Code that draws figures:
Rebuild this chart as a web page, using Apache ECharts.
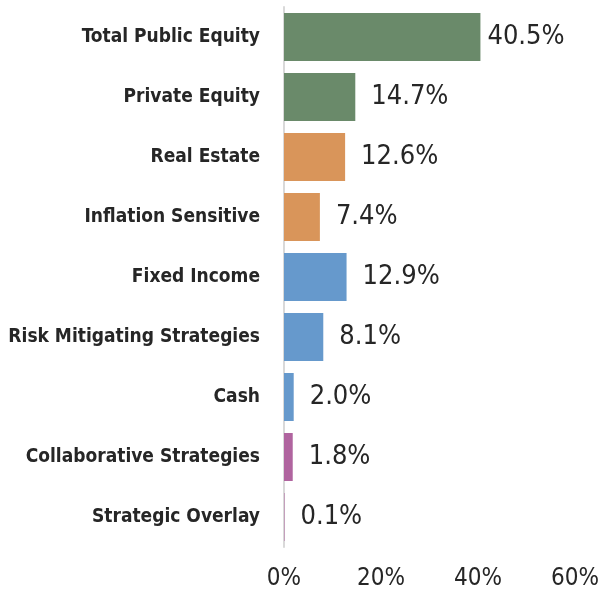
<!DOCTYPE html>
<html>
<head>
<meta charset="UTF-8">
<script src="https://cdn.jsdelivr.net/npm/echarts@6/dist/echarts.min.js"></script>
<style>
  html, body { margin: 0; padding: 0; background: #fff; }
</style>
</head>
<body>
<div id="chartmain" style="width:601px; height:589px;"></div>
<script type="text/javascript">
  // asset classes, top to bottom
  var categories = ['Total Public Equity', 'Private Equity', 'Real Estate', 'Inflation Sensitive',
    'Fixed Income', 'Risk Mitigating Strategies', 'Cash', 'Collaborative Strategies', 'Strategic Overlay'];
  var values = [40.5, 14.7, 12.6, 7.4, 12.9, 8.1, 2.0, 1.8, 0.1];
  var barColors = ['#6a8a6a', '#6a8a6a', '#d9955a', '#d9955a', '#6699cc', '#6699cc', '#6699cc', '#b0649f', '#b0649f'];
  var xTicks = [0, 20, 40, 60];

  var data = [];
  for (var i = 0; i < values.length; i++) {
    var item = { value: values[i], itemStyle: { color: barColors[i] } };
    if (i === 0) item.label = { distance: 7 };  // the long bar's label sits tight
    data.push(item);
  }

  var condensed = '"DejaVu Sans Condensed", "DejaVu Sans", sans-serif';

  var option = {
    animation: false,
    grid: { left: 284, right: 26, top: 7, bottom: 42, outerBoundsMode: 'none' },
    xAxis: {
      type: 'value',
      min: xTicks[0],
      max: xTicks[xTicks.length - 1],
      interval: 20,
      splitLine: { show: false },
      axisLine: { show: false },
      axisTick: { show: false },
      axisLabel: {
        formatter: '{value}%',
        color: '#262626',
        fontFamily: condensed,
        fontSize: 24,
        margin: 20
      }
    },
    yAxis: {
      type: 'category',
      inverse: true,
      data: categories,
      axisLine: { show: true, lineStyle: { color: '#d9d9d9', width: 2 } },
      axisTick: { show: false },
      axisLabel: {
        color: '#262626',
        fontFamily: condensed,
        fontWeight: 'bold',
        fontSize: 19,
        margin: 24
      }
    },
    series: [{
      type: 'bar',
      data: data,
      barCategoryGap: '20%',
      label: {
        show: true,
        position: 'right',
        distance: 16,
        formatter: function (p) { return p.value.toFixed(1) + '%'; },
        color: '#262626',
        fontFamily: condensed,
        fontSize: 27
      }
    }]
  };

  var myChart = echarts.init(document.getElementById('chartmain'));
  myChart.setOption(option);
</script>
</body>
</html>
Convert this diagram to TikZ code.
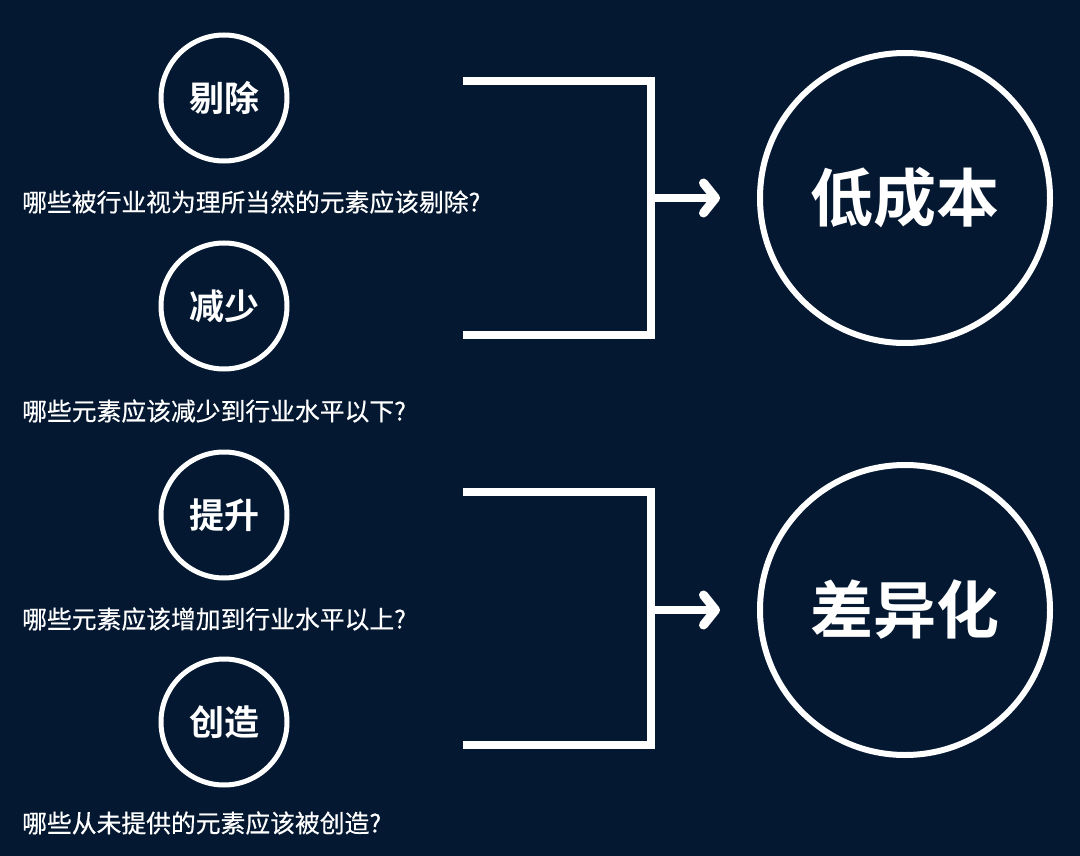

**What is expected:**
State how many lines in the records above contain the word "this", giving only the number.

**The output:**
2